By Tom Ehrich

They’re an easy target, of course, these bigots who went wild on Twitter about a woman of Indian descent being crowned Miss America.

They called her an Arab, terrorist, member of Al Qaeda, foreigner — as if those terms were synonymous and uniformly negative. No regard for geography, of course, or for citizenship status.

Why couldn’t Miss America have been a white woman with blonde hair, they asked, rather than a dark-skinned woman with black hair?

Sigh. Every time I think we have made progress, fear and hatred resurface, and it’s the America First movement of the 1920s all over again.

I, for one, am proud of the pageant for looking beyond skin color and national origin. I think most Americans are learning to do that.

Across the country, diversity is a fact of life to be accepted and, except in backwaters like University of Alabama sororities, celebrated.

Here in New York, whites are the minority now. The “typical” New Yorker, if there is such a thing, is a dark-skinned person around age 25.

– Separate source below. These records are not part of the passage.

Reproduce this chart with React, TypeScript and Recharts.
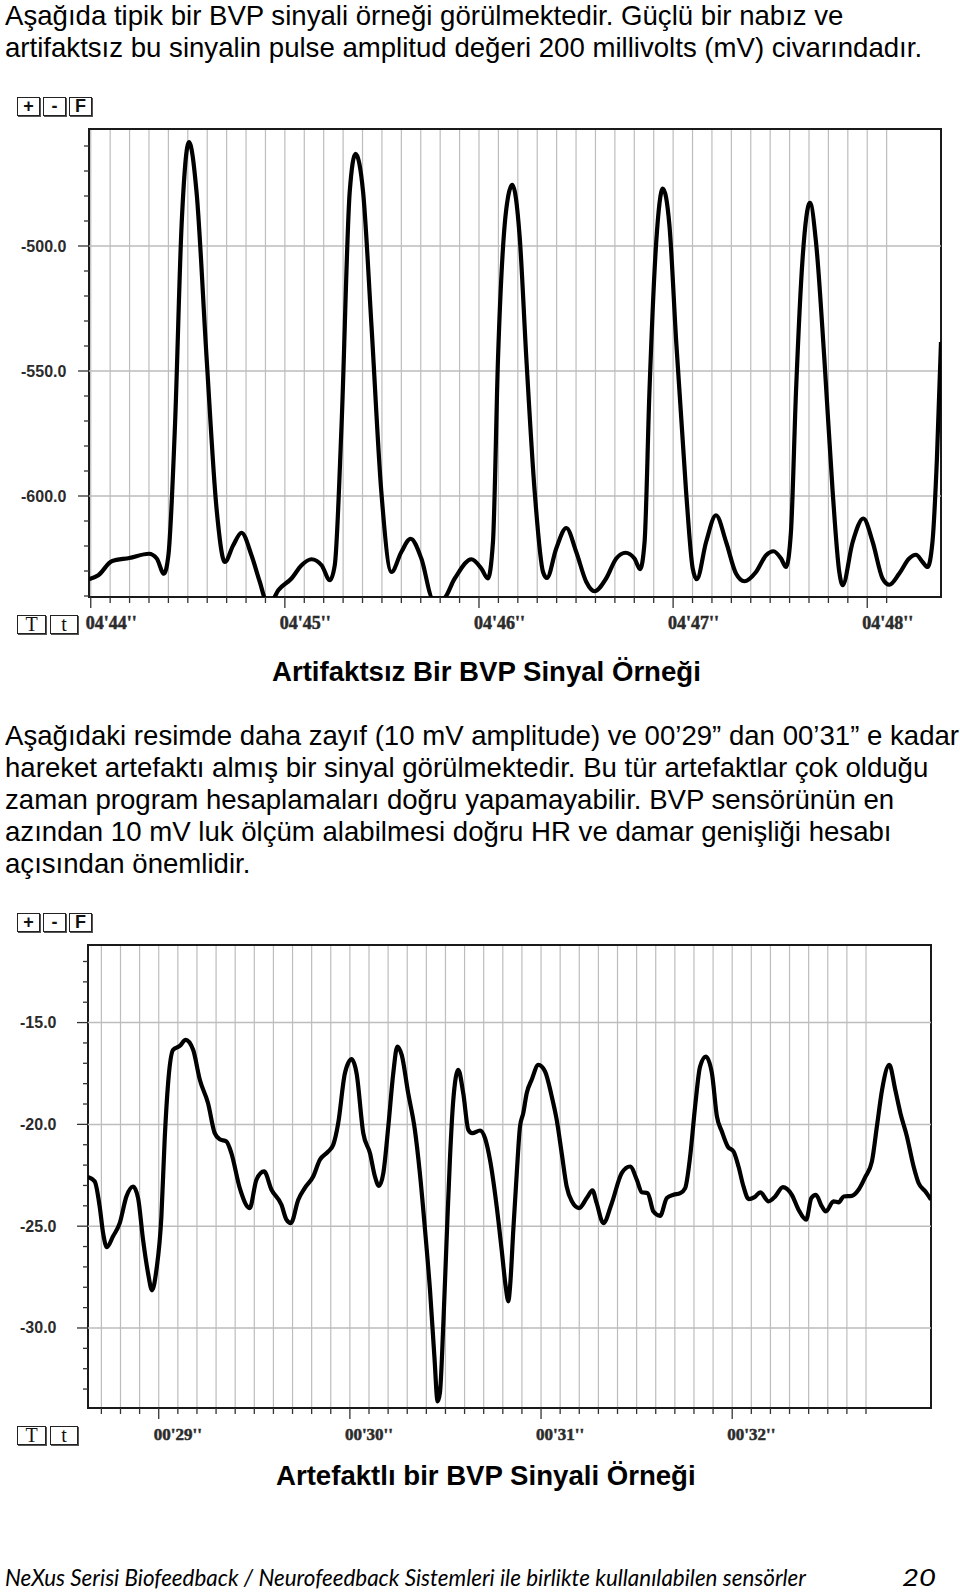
import React from 'react';
import { LineChart, Line, XAxis, YAxis, CartesianGrid, ReferenceLine, ReferenceArea } from 'recharts';

// artefakt-free BVP sample (seconds, value)
const topTimes = [
  283.991, 284.039, 284.108, 284.199, 284.3, 284.34, 284.377, 284.4, 284.434, 284.468, 284.506, 284.545,
  284.597, 284.648, 284.691, 284.734, 284.777, 284.828, 284.871, 284.906, 284.931, 284.966, 285.034, 285.086,
  285.137, 285.189, 285.232, 285.257, 285.292, 285.334, 285.364, 285.403, 285.446, 285.497, 285.549, 285.6,
  285.648, 285.703, 285.763, 285.815, 285.875, 285.961, 286.012, 286.046, 286.072, 286.098, 286.141, 286.172,
  286.209, 286.244, 286.287, 286.33, 286.35, 286.398, 286.45, 286.501, 286.553, 286.595, 286.655, 286.707,
  286.755, 286.801, 286.83, 286.853, 286.878, 286.913, 286.947, 286.981, 287.016, 287.067, 287.101, 287.122,
  287.17, 287.221, 287.273, 287.324, 287.367, 287.427, 287.479, 287.517, 287.556, 287.582, 287.607, 287.633,
  287.667, 287.705, 287.736, 287.779, 287.822, 287.856, 287.873, 287.925, 287.98, 288.028, 288.079, 288.114,
  288.165, 288.216, 288.251, 288.285, 288.311, 288.336, 288.359, 288.38,
];
const topValues = [
  -633.3, -631.7, -626.1, -624.8, -623.1, -625.0, -631.1, -623.7, -571.7, -491.7, -458.4, -478.4,
  -545.0, -605.0, -626.4, -619.7, -614.7, -623.7, -634.4, -642.0, -642.0, -637.7, -633.0, -627.7,
  -625.3, -627.7, -633.7, -627.7, -571.7, -478.4, -463.1, -478.4, -531.7, -598.4, -630.4, -622.4,
  -617.1, -625.0, -641.0, -641.0, -633.0, -625.3, -629.0, -633.0, -618.4, -545.0, -485.0, -475.5,
  -495.7, -545.0, -598.4, -630.4, -632.8, -621.0, -612.8, -622.4, -634.4, -638.1, -633.0, -625.0,
  -622.7, -625.0, -629.3, -618.4, -558.4, -498.4, -477.0, -491.7, -538.4, -598.4, -629.0, -633.3,
  -618.4, -607.7, -618.4, -631.0, -634.1, -630.4, -623.7, -622.1, -625.0, -628.4, -614.4, -558.4,
  -505.0, -482.7, -498.4, -545.0, -598.4, -630.4, -635.7, -618.4, -609.0, -618.4, -633.0, -635.5,
  -631.0, -625.0, -623.5, -626.4, -628.4, -618.4, -585.0, -538.4,
];

// BVP sample with motion artefact
const bottomTimes = [
  28.63, 28.665, 28.691, 28.709, 28.729, 28.761, 28.796, 28.831, 28.866, 28.892, 28.918, 28.944,
  28.965, 28.988, 29.014, 29.031, 29.049, 29.075, 29.11, 29.141, 29.18, 29.215, 29.258, 29.293,
  29.319, 29.354, 29.38, 29.424, 29.476, 29.511, 29.551, 29.59, 29.642, 29.668, 29.691, 29.73,
  29.764, 29.808, 29.843, 29.887, 29.913, 29.939, 29.974, 30.009, 30.035, 30.07, 30.105, 30.131,
  30.152, 30.175, 30.201, 30.227, 30.248, 30.271, 30.305, 30.34, 30.366, 30.393, 30.419, 30.442,
  30.459, 30.471, 30.489, 30.506, 30.524, 30.541, 30.567, 30.593, 30.62, 30.64, 30.681, 30.707,
  30.733, 30.768, 30.794, 30.815, 30.829, 30.838, 30.855, 30.873, 30.89, 30.907, 30.925, 30.951,
  30.986, 31.021, 31.056, 31.082, 31.108, 31.134, 31.161, 31.199, 31.239, 31.269, 31.291, 31.326,
  31.37, 31.422, 31.466, 31.501, 31.527, 31.558, 31.588, 31.623, 31.658, 31.693, 31.728, 31.754,
  31.78, 31.806, 31.832, 31.862, 31.894, 31.92, 31.946, 31.977, 32.007, 32.033, 32.059, 32.086,
  32.117, 32.147, 32.19, 32.225, 32.265, 32.312, 32.347, 32.387, 32.414, 32.438, 32.469, 32.49,
  32.53, 32.557, 32.583, 32.626, 32.661, 32.696, 32.731, 32.757, 32.784, 32.822, 32.853, 32.88,
  32.914, 32.949, 32.975, 33.01, 33.04,
];
const bottomValues = [
  -22.59, -22.8, -24.03, -25.34, -26.03, -25.5, -24.85, -23.54, -23.05, -23.62, -25.67, -27.3,
  -28.15, -27.14, -24.52, -20.76, -17.98, -16.34, -16.15, -15.85, -16.34, -17.81, -18.96, -20.43,
  -20.73, -20.84, -21.41, -23.13, -24.11, -22.72, -22.31, -23.21, -23.95, -24.68, -24.85, -23.7,
  -23.13, -22.56, -21.74, -21.33, -21.0, -19.94, -17.49, -16.8, -17.49, -20.43, -21.41, -22.56,
  -23.02, -22.39, -20.1, -17.49, -16.18, -16.59, -18.47, -20.27, -22.39, -25.17, -28.12, -31.39,
  -33.6, -33.19, -29.76, -25.67, -21.58, -18.8, -17.32, -18.47, -20.27, -20.43, -20.3, -20.68,
  -21.74, -24.03, -26.16, -27.96, -28.69, -27.96, -25.17, -22.39, -20.1, -19.45, -18.47, -17.81,
  -17.08, -17.4, -18.63, -19.78, -21.41, -23.05, -23.78, -24.11, -23.62, -23.24, -23.87, -24.85,
  -23.87, -22.39, -22.07, -22.72, -23.33, -23.38, -24.28, -24.49, -23.62, -23.46, -23.38, -23.13,
  -21.58, -19.12, -17.16, -16.67, -17.49, -19.61, -20.35, -21.09, -21.33, -22.07, -23.05, -23.67,
  -23.57, -23.34, -23.78, -23.54, -23.08, -23.46, -24.19, -24.68, -23.62, -23.46, -24.03, -24.28,
  -23.78, -23.83, -23.54, -23.51, -23.21, -22.59, -21.82, -20.1, -18.3, -17.08, -18.3, -19.45,
  -20.59, -22.07, -22.88, -23.29, -23.7,
];

// labelled ticks
const topSeconds = [284, 285, 286, 287, 288];
const topSecondLabels = ["04'44''", "04'45''", "04'46''", "04'47''", "04'48''"];
const topMajorY = [-600, -550, -500];
const topMajorYLabels = ['-600.0', '-550.0', '-500.0'];

const bottomSeconds = [29, 30, 31, 32];
const bottomSecondLabels = ["00'29''", "00'30''", "00'31''", "00'32''"];
const bottomMajorY = [-30, -25, -20, -15];
const bottomMajorYLabels = ['-30.0', '-25.0', '-20.0', '-15.0'];

const range = (from: number, to: number, step: number) => {
  const out: number[] = [];
  for (let v = from; v <= to + step / 2; v += step) out.push(Math.round(v * 10) / 10);
  return out;
};

const topData = topTimes.map((t, i) => ({ t, v: topValues[i] }));
const bottomData = bottomTimes.map((t, i) => ({ t, v: bottomValues[i] }));

const GRID = '#bdbdbd';
const INK = '#1a1a1a';

function TimeTick(props: any) {
  const { x, y, payload, majors, labels, size } = props;
  const v = Math.round(payload.value * 10) / 10;
  const idx = majors.indexOf(v);
  return (
    <g>
      <line x1={x} x2={x} y1={y} y2={y + (idx >= 0 ? 11 : 6)} stroke="#333" strokeWidth={1.3} />
      {idx >= 0 && (
        <text
          x={x - 5}
          y={y + 32}
          fontFamily="'Liberation Serif', 'Times New Roman', serif"
          fontWeight="bold"
          fontSize={size}
          fill="#2b2b2b"
          stroke="#2b2b2b"
          strokeWidth={0.5}
        >
          {labels[idx]}
        </text>
      )}
    </g>
  );
}

function ValueTick(props: any) {
  const { x, y, payload, majors, labels } = props;
  const idx = majors.indexOf(payload.value);
  return (
    <g>
      <line x1={x - (idx >= 0 ? 11 : 5)} x2={x} y1={y} y2={y} stroke="#333" strokeWidth={1.3} />
      {idx >= 0 && (
        <text x={x - 68} y={y + 5.5} fontFamily="'Liberation Sans', Arial, sans-serif" fontWeight="bold" fontSize={16} fill="#2b2b2b">
          {labels[idx]}
        </text>
      )}
    </g>
  );
}

function Btn({ left, top, width, label, serif }: { left: number; top: number; width: number; label: string; serif?: boolean }) {
  return (
    <div
      style={{
        position: 'absolute',
        left,
        top,
        width: width - 2,
        height: 17,
        border: '1px solid #222',
        boxShadow: '1px 1px 0 #555',
        fontFamily: serif ? "'Liberation Serif', serif" : "'Liberation Sans', Arial, sans-serif",
        fontWeight: serif ? 'normal' : 'bold',
        fontSize: serif ? 20 : 18,
        lineHeight: '17px',
        textAlign: 'center',
        color: '#111',
      }}
    >
      {label}
    </div>
  );
}

type ScopeProps = {
  top: number;
  plotTop: number;
  plotLeft: number;
  plotRight: number;
  plotBottom: number;
  data: { t: number; v: number }[];
  xDomain: [number, number];
  yDomain: [number, number];
  xTicks: number[];
  yTicks: number[];
  seconds: number[];
  secondLabels: string[];
  majorY: number[];
  majorYLabels: string[];
  labelSize: number;
};

function Scope(p: ScopeProps) {
  const height = p.plotBottom - p.top + 40;
  return (
    <div style={{ position: 'absolute', left: 0, top: p.top }}>
      <LineChart
        width={960}
        height={height}
        data={p.data}
        margin={{ top: p.plotTop - p.top, right: 960 - p.plotRight, bottom: 0, left: 0 }}
      >
        <CartesianGrid horizontal={false} stroke={GRID} strokeWidth={1.2} />
        {p.majorY.map((y) => (
          <ReferenceLine key={y} y={y} stroke={GRID} strokeWidth={1.5} />
        ))}
        <XAxis
          type="number"
          dataKey="t"
          domain={p.xDomain}
          allowDataOverflow
          ticks={p.xTicks}
          interval={0}
          height={40}
          axisLine={false}
          tickLine={false}
          tickSize={0}
          tickMargin={0}
          tick={(tp: any) => <TimeTick {...tp} majors={p.seconds} labels={p.secondLabels} size={p.labelSize} />}
        />
        <YAxis
          type="number"
          domain={p.yDomain}
          allowDataOverflow
          ticks={p.yTicks}
          interval={0}
          width={p.plotLeft}
          axisLine={false}
          tickLine={false}
          tickSize={0}
          tickMargin={0}
          tick={(tp: any) => <ValueTick {...tp} majors={p.majorY} labels={p.majorYLabels} />}
        />
        <ReferenceArea
          x1={p.xDomain[0]}
          x2={p.xDomain[1]}
          y1={p.yDomain[0]}
          y2={p.yDomain[1]}
          fill="none"
          fillOpacity={0}
          stroke={INK}
          strokeWidth={2}
        />
        <Line
          type="monotone"
          dataKey="v"
          stroke="#000"
          strokeWidth={4.2}
          strokeLinejoin="round"
          dot={false}
          isAnimationActive={false}
        />
      </LineChart>
    </div>
  );
}

const body: React.CSSProperties = {
  position: 'absolute',
  left: 5,
  fontFamily: "'Liberation Sans', Arial, sans-serif",
  fontSize: 27.6,
  color: '#000',
  whiteSpace: 'nowrap',
};

export default function App() {
  return (
    <div style={{ position: 'absolute', left: 0, top: 0, width: 960, height: 1593, background: '#fff', overflow: 'hidden' }}>
      <div style={{ ...body, top: 0, lineHeight: '31.5px' }}>
        <div>Aşağıda tipik bir BVP sinyali örneği görülmektedir. Güçlü bir nabız ve</div>
        <div>artifaktsız bu sinyalin pulse amplitud değeri 200 millivolts (mV) civarındadır.</div>
      </div>

      <Btn left={17} top={97} width={23} label="+" />
      <Btn left={43} top={97} width={23} label="-" />
      <Btn left={69} top={97} width={23} label="F" />
      <Scope
        top={100}
        plotTop={129}
        plotLeft={89}
        plotRight={941}
        plotBottom={597}
        data={topData}
        xDomain={[283.991, 288.38]}
        yDomain={[-640.4, -453.2]}
        xTicks={range(284, 288.1, 0.1)}
        yTicks={range(-640, -460, 10)}
        seconds={topSeconds}
        secondLabels={topSecondLabels}
        majorY={topMajorY}
        majorYLabels={topMajorYLabels}
        labelSize={18}
      />
      <Btn left={17} top={615} width={29} label="T" serif />
      <Btn left={50} top={615} width={28} label="t" serif />

      <div style={{ ...body, left: 272, top: 656, lineHeight: '32px', fontWeight: 'bold' }}>Artifaktsız Bir BVP Sinyal Örneği</div>

      <div style={{ ...body, top: 720, lineHeight: '32px' }}>
        <div>Aşağıdaki resimde daha zayıf (10 mV amplitude) ve 00’29” dan 00’31” e kadar</div>
        <div>hareket artefaktı almış bir sinyal görülmektedir. Bu tür artefaktlar çok olduğu</div>
        <div>zaman program hesaplamaları doğru yapamayabilir. BVP sensörünün en</div>
        <div>azından 10 mV luk ölçüm alabilmesi doğru HR ve damar genişliği hesabı</div>
        <div>açısından önemlidir.</div>
      </div>

      <Btn left={17} top={913} width={23} label="+" />
      <Btn left={43} top={913} width={23} label="-" />
      <Btn left={69} top={913} width={23} label="F" />
      <Scope
        top={920}
        plotTop={945}
        plotLeft={88}
        plotRight={931}
        plotBottom={1408}
        data={bottomData}
        xDomain={[28.63, 33.04]}
        yDomain={[-33.93, -11.19]}
        xTicks={range(28.7, 32.7, 0.1)}
        yTicks={range(-33, -12, 1)}
        seconds={bottomSeconds}
        secondLabels={bottomSecondLabels}
        majorY={bottomMajorY}
        majorYLabels={bottomMajorYLabels}
        labelSize={17}
      />
      <Btn left={17} top={1426} width={29} label="T" serif />
      <Btn left={50} top={1426} width={28} label="t" serif />

      <div style={{ ...body, left: 276, top: 1460, lineHeight: '32px', fontWeight: 'bold' }}>Artefaktlı bir BVP Sinyali Örneği</div>

      <svg width={960} height={40} style={{ position: 'absolute', left: 0, top: 1553 }}>
        <text x={5} y={33} textLength={801} lengthAdjust="spacingAndGlyphs" fontFamily="Lato, 'Open Sans', sans-serif" fontStyle="italic" fontSize={24} fill="#000">
          NeXus Serisi Biofeedback / Neurofeedback Sistemleri ile birlikte kullanılabilen sensörler
        </text>
        <text x={902} y={33} textLength={34} lengthAdjust="spacingAndGlyphs" fontFamily="Lato, 'Open Sans', sans-serif" fontStyle="italic" fontSize={24} fill="#000">
          20
        </text>
      </svg>
    </div>
  );
}
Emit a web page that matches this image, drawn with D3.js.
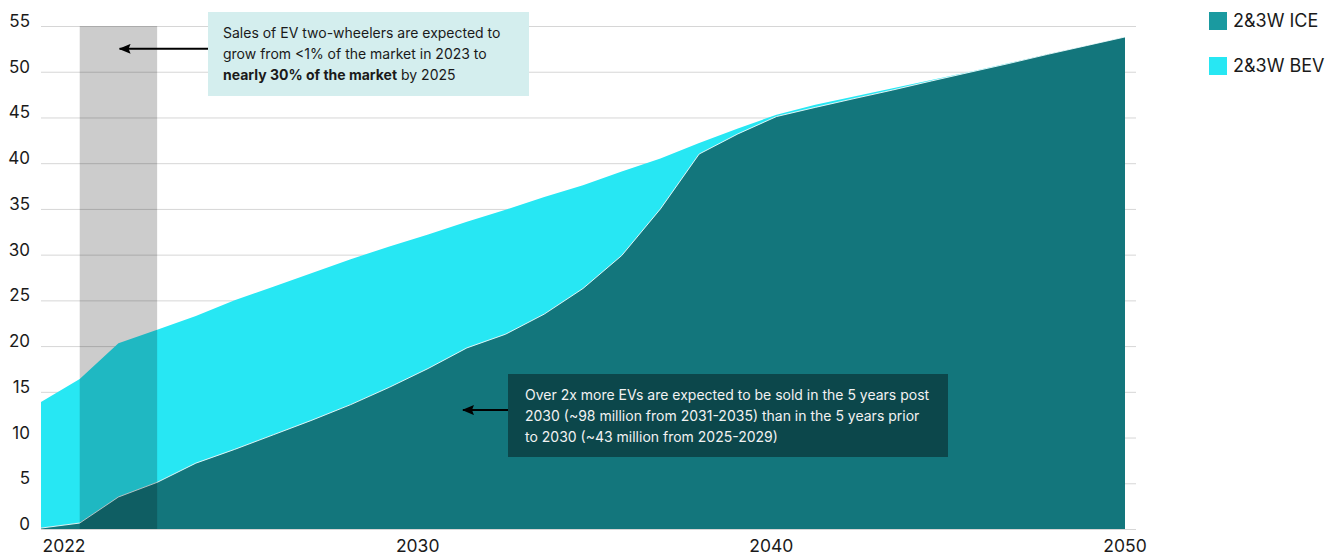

We still have miles to go. A young black male is still likely to be feared — and in New York City, stopped and frisked by the police for the still-unsolved crime of being “black and on foot.” Some regions still erupt in racist sentiment.

I am not so naive as to think that it’s easy being a person of color in America. Not yet. But that day when skin color is unremarkable is coming.

It’s what I see in Manhattan, and I assure you it is a glorious day. It truly is wonderful — inspiring — to be in a city where color, ethnicity and immigrant status don’t matter to most people. Who were our three top candidates for mayor? An Italian-American married to an African-American, an African-American, and an Irish-American lesbian. You gotta love it.

Same with immigrant status. In more and more places, the only two questions being asked of immigrants are, one, do you have a green card or work visa? and, two, can you speak English? In other words, we have jobs, and we want to form communities.

My wife teaches English-as-a-second-language. Her classes almost doubled in size this year. They come from Mexico, Honduras, Cuba, Ukraine, China, Ecuador, Spain, Russia — in other words, from all over. They are the future of America. Eager to be here, eager to take their place, eager to fit in, eager to become citizens, eager to work.

And yes, quite incidentally, most have dark skin.

Not that many decades ago, if English-speaking early-arrivers had allowed ESL classes, those would have been my ancestors from Norway and Germany smiling eagerly at the door into America. I suspect even my English ancestors of the Puritan persuasion arriving in 1632 had to fight their way through those who arrived in 1625.

I hope the new Miss America has a wonderful year. I’m not sure what that title means these days. But I am thrilled that a dark-skinned woman whose ancestors came from India carries it.